- [Instruction] Extract the opening line of the entries and every line after it, stopping at and including the line that contains "anchor=base] (itxt) at". Do not include pictures.

# start of Given data

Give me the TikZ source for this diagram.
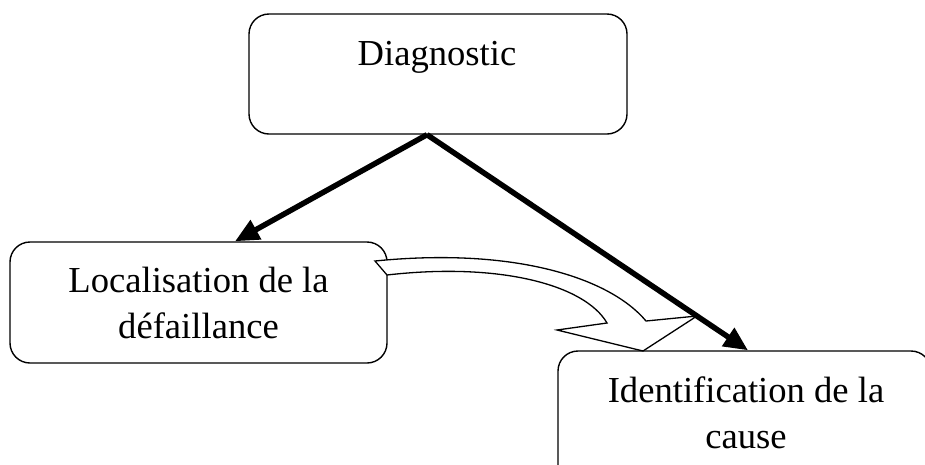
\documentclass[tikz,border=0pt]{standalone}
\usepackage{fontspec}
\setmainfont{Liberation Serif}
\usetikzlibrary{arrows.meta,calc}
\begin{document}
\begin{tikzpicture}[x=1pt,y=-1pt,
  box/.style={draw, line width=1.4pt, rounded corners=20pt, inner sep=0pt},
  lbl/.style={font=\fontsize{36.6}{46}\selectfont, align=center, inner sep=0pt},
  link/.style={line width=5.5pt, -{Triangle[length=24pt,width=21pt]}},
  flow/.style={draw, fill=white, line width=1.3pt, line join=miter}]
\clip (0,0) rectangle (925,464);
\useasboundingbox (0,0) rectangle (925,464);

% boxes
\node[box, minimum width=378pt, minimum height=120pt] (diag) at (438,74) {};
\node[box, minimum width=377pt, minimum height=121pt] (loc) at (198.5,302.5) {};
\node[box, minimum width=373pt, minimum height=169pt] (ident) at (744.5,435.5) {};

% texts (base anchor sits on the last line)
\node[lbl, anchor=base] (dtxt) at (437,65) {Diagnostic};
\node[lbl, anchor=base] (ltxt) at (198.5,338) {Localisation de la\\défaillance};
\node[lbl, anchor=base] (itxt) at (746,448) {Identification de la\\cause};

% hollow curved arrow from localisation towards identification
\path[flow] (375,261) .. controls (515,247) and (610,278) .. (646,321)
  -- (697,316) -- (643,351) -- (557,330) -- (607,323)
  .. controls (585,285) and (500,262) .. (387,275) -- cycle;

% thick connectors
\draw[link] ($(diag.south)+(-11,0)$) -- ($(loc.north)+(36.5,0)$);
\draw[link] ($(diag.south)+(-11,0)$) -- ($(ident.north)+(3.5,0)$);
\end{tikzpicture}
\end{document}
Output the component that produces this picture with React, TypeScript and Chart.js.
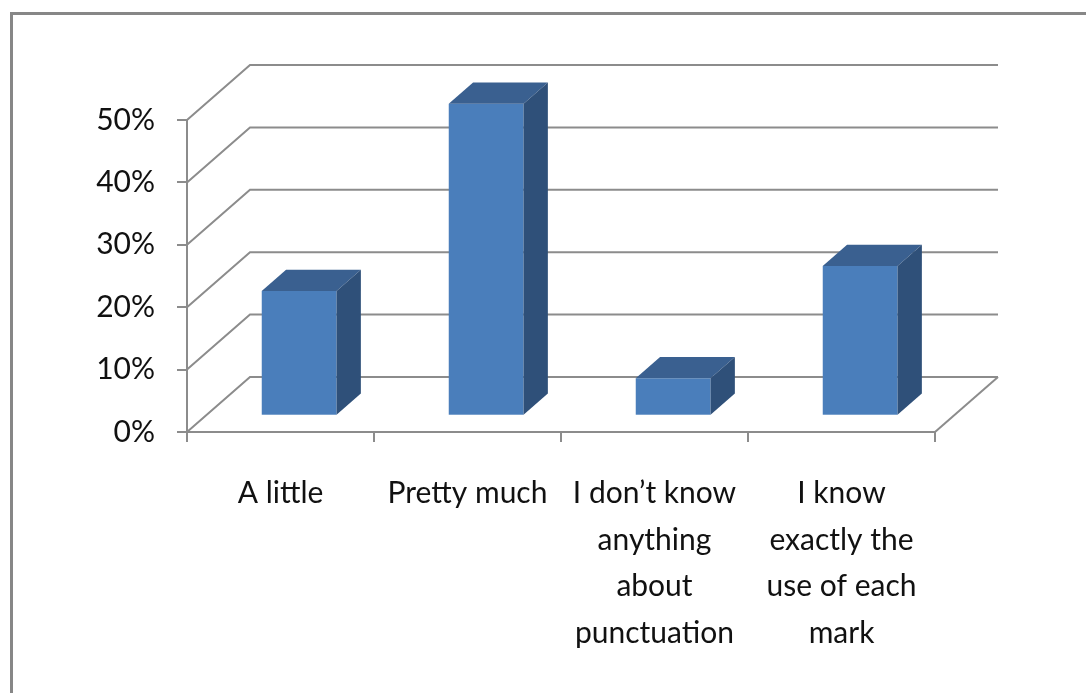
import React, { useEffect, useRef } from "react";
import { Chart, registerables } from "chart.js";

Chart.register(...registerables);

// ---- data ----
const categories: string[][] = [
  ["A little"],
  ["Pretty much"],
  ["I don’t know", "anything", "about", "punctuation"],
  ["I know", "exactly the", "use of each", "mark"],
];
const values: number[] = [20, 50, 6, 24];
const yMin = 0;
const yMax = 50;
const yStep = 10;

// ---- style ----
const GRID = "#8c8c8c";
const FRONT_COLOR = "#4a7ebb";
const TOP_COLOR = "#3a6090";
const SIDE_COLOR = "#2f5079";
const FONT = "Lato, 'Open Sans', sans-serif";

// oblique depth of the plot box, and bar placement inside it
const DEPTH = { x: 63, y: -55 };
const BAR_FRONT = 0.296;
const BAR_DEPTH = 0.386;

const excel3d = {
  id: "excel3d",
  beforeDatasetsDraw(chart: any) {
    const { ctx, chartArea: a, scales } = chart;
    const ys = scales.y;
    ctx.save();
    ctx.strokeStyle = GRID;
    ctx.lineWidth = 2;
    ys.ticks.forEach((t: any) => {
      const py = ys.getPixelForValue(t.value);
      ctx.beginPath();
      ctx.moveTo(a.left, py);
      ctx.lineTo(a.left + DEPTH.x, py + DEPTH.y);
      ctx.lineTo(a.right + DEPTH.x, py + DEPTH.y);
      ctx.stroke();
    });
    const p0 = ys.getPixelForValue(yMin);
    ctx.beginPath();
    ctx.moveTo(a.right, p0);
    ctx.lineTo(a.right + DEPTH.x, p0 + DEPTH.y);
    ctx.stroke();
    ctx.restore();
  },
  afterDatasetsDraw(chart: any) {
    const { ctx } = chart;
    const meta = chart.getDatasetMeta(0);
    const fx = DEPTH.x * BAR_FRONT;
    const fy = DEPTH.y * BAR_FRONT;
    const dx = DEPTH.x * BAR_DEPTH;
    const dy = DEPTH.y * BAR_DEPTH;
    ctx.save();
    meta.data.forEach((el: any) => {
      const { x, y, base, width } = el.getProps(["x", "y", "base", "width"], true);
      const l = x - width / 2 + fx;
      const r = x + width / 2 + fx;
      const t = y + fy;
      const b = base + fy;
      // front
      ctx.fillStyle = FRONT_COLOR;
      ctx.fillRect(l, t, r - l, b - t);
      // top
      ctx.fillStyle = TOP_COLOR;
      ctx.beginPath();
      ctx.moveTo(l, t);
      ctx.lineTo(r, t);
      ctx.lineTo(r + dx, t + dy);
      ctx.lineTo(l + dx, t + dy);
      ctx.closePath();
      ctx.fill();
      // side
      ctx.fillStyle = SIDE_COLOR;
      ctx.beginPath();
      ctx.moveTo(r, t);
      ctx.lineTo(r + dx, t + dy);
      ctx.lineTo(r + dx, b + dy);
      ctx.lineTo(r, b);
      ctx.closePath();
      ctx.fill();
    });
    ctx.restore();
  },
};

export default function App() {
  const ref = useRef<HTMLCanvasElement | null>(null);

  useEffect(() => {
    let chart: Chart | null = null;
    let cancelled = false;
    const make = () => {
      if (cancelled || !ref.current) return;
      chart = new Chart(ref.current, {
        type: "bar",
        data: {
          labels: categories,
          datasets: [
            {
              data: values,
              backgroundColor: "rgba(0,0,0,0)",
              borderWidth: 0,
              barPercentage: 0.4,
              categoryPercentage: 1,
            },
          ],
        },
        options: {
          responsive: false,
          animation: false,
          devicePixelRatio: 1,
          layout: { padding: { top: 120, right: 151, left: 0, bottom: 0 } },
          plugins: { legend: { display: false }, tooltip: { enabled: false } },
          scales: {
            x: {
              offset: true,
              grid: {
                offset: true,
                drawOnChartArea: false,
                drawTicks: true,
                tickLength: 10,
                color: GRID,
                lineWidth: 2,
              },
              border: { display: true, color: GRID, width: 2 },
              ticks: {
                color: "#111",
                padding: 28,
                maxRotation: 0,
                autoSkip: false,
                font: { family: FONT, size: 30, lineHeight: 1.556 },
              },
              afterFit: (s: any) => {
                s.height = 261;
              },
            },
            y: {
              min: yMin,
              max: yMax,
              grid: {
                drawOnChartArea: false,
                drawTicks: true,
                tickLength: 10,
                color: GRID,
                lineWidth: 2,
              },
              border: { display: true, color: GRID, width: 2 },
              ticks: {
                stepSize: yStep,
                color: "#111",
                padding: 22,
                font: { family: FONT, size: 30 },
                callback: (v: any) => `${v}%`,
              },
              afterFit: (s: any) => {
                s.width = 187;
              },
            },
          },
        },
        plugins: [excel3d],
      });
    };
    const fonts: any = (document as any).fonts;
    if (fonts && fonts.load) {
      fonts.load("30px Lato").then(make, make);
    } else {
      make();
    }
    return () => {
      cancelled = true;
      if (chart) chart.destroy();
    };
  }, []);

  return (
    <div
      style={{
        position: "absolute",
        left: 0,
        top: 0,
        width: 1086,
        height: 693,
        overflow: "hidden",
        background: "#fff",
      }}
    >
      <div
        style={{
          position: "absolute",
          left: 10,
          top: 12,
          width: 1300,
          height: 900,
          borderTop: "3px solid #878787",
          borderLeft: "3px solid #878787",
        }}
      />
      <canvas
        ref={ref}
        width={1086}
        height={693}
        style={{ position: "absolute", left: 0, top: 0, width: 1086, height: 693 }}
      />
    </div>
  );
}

# end of Given data

- [Final answer]
Give me the TikZ source for this diagram.
\documentclass[tikz,border=0pt]{standalone}
\usepackage{fontspec}
\setmainfont{Liberation Serif}
\usetikzlibrary{arrows.meta,calc}
\begin{document}
\begin{tikzpicture}[x=1pt,y=-1pt,
  box/.style={draw, line width=1.4pt, rounded corners=20pt, inner sep=0pt},
  lbl/.style={font=\fontsize{36.6}{46}\selectfont, align=center, inner sep=0pt},
  link/.style={line width=5.5pt, -{Triangle[length=24pt,width=21pt]}},
  flow/.style={draw, fill=white, line width=1.3pt, line join=miter}]
\clip (0,0) rectangle (925,464);
\useasboundingbox (0,0) rectangle (925,464);

% boxes
\node[box, minimum width=378pt, minimum height=120pt] (diag) at (438,74) {};
\node[box, minimum width=377pt, minimum height=121pt] (loc) at (198.5,302.5) {};
\node[box, minimum width=373pt, minimum height=169pt] (ident) at (744.5,435.5) {};

% texts (base anchor sits on the last line)
\node[lbl, anchor=base] (dtxt) at (437,65) {Diagnostic};
\node[lbl, anchor=base] (ltxt) at (198.5,338) {Localisation de la\\défaillance};
\node[lbl, anchor=base] (itxt) at (746,448) {Identification de la\\cause};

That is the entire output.